A higher level of redundancy is achieved in class DP3 through the doubling of the electricity supply. Separate machine rooms and emergency power supplies reduce the risk of a system breakdown to a minimum.
Vessels without DP include older jack-up barges without their own drive systems and ships with conventional hulls. These vessels are held in position using tugs with DP abilities, or otherwise need to be anchored.

Around 15 years ago, the Danish shipping company A2Sea became the first to exclusively specialize in the construction of offshore wind farms. Initially, the company used converted freighters and jack-up barges but at the end of 2012 it put the Sea Installer into service and two years later the Sea Challenger. Both ships can transport eight complete 3.6 MW Siemens wind turbines and can work faster, safer and more cheaply than their predecessors. Their performance is measured according to a mantra that A2Sea itself has formulated. “During the design phase, the 24/12/24/12 mantra functioned as a springboard for creating innovative approaches to installation methodologies”, says Grøn.

What do these four figures mean? The new ships should be able to dock, load their freight and set off back to sea within 24 hours. They should not need more than 12 hours to jack up at the working point at sea, install the wind turbine and move to the next position – in other words they should be able to work to the rhythm of the tides. Thirdly, it should be possible to perform the processes to put a wind turbine into operation within 24 hours. The fourth figure does not refer to a time period but to the wind speed: it should be possible to mount the rotor blades at sea in a wind of 12 m/s.

The first of these requirements has proved to be relatively easy to fulfil if the port traffic allows for punctual departures. The loading of eight nacelles, eight towers and 24 rotor blades takes significantly less than 24 hours according to A2Sea. How long it then takes until the ship can start working at sea is, however, dependent on harbour restrictions and not on the performance ­capability of the ship.
Installation and transfer to the next point within 12 hours is possible in theory – but not always in ­practice, admits Grøn. At the wind farm West of Duddon Sands the Sea Installer needed between 12 and 15 hours, whereby jacking up and down and moving to the next point usually required more time than the installation itself, which was normally completed within six hours.

A2Sea has no influence on the process of putting the wind turbine into operation, only on accommodating the installers as comfortable as possible on the ship. When they completed the processes within 24 hours, it was probably due to them feeling comfortable on the Sea Installer, says Grøn with a wink of the eye.

Arbitrary and realistic ­targets

The fourth figure represents a high hurdle. The relatively strong wind of 12 m/s defined by the mantra has not yet been achieved by A2Sea: “Even with Sea ­Installer, blades are still being lifted in not much more than 9 m/s”, admits Grøn.

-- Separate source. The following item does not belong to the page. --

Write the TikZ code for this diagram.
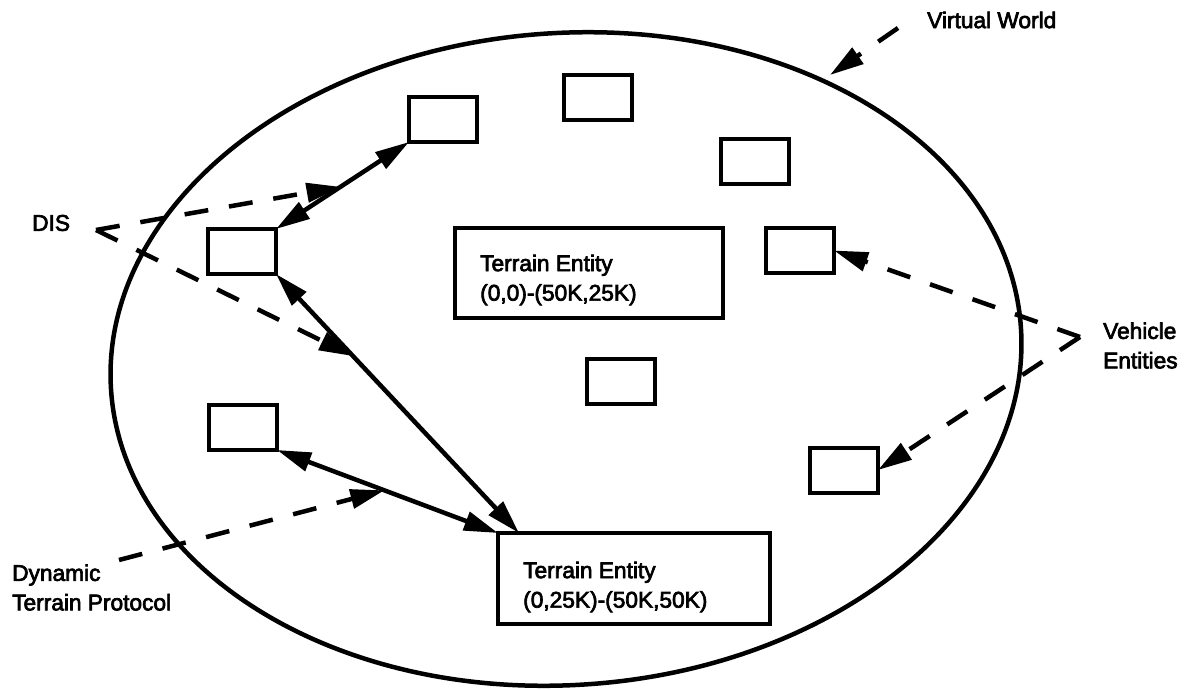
\documentclass[tikz,border=0pt]{standalone}
\usepackage{fontspec}
\setmainfont{Liberation Sans}
\newfontfamily\heavyfont{Liberation Sans}[UprightFeatures={FakeBold=3}]
\usetikzlibrary{arrows.meta,calc}
\begin{document}
\begin{tikzpicture}[x=1pt,y=-1pt,
  box/.style={draw, line width=4pt, minimum width=68pt, minimum height=45pt, inner sep=0pt, outer sep=0pt},
  bigbox/.style={draw, line width=4pt, minimum width=270pt, minimum height=90pt, inner sep=0pt, outer sep=0pt},
  lbl/.style={font=\heavyfont\fontsize{22.7}{29.5}\selectfont, inner sep=0pt, align=left, anchor=west},
  tipA/.tip={Triangle[length=34pt,width=19pt]},
  link/.style={line width=4.5pt, tipA-tipA},
  dsh/.style={line width=4.5pt, dash pattern=on 24pt off 21pt, -tipA},
]
\useasboundingbox (0,0) rectangle (1186,690);

% virtual world ellipse
\draw[line width=4.5pt, rotate around={4:(566,359)}] (566,359) ellipse [x radius=456, y radius=326];

% small boxes
\node[box] (A) at (443,119.5) {};
\node[box] (B) at (242,251.5) {};
\node[box] (C) at (598,97.5) {};
\node[box] (D) at (755,161.5) {};
\node[box] (E) at (800,250.5) {};
\node[box] (F) at (844,470) {};
\node[box] (G) at (621,381.5) {};
\node[box] (H) at (243,427.5) {};

% terrain entity boxes
\node[bigbox, minimum width=268pt] (T1) at (589,273) {};
\node[lbl] (T1txt) at ($(T1.west)+(25,7)$) {Terrain Entity\\(0,0)-(50K,25K)};
\node[bigbox, minimum width=272pt, minimum height=91pt] (T2) at (634,578.5) {};
\node[lbl] (T2txt) at ($(T2.west)+(25,8.5)$) {Terrain Entity\\(0,25K)-(50K,50K)};

% solid double arrows
\coordinate (T2in) at ($(T2.north west)+(21,0)$);
\draw[link] (A.south west) -- (B.north east) coordinate[pos=0.515] (p1);
\draw[link] (B.south east) -- (T2in) coordinate[pos=0.317] (p2);
\draw[link] (H.south east) -- (T2.north west) coordinate[pos=0.486] (p3);

% labels
\node[lbl] (vwtxt) at (927,20) {Virtual World};
\node[lbl] (distxt) at (32,223) {DIS};
\node[lbl] (dtptxt) at (12,587.5) {Dynamic\\Terrain Protocol};
\node[lbl] (vetxt) at (1103,345.5) {Vehicle\\Entities};

% dashed pointers
\coordinate (vw) at (898,28);
\coordinate (vwend) at (830,75);
\coordinate (dis) at (96,230);
\coordinate (dtp) at (119,560);
\coordinate (veh) at (1080,337);

\draw[dsh] (vw) -- (vwend);
\draw[dsh] (dis) -- (p1);
\draw[dsh] (dis) -- (p2);
\draw[dsh] (dtp) -- (p3);
\draw[dsh] (veh) -- (E.east);
\draw[dsh] (veh) -- (F.east);
\end{tikzpicture}
\end{document}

In the case of the wind speed, the definition of the mantra seems to be somewhat arbitrary, as if the aim was to define all the important parameters using the numbers 12 and 24. The company’s competitors are not quite so ambitious. Ben Robinson, Major Projects & Operations Manager at MPI Offshore calculates with an average of 36 hours for dock, load and sail (when six wind turbines are to be transported) and with 24 hours for the erection of each turbine. MPI Offshore has set a wind speed limit of 10 m/s for the installation of rotor blades, thereby coming slightly nearer to the limit set by A2Sea than the company itself.

The other shipping companies are keeping quiet about such things. Which targets will be achievable in the end without increasing the risks during installation has yet to be seen. But the discussion about the reduction of costs will be an ongoing theme in the industry over the coming years, and it will therefore be unavoidable that targets for the installation of wind turbines are set towards which everyone must be orientated.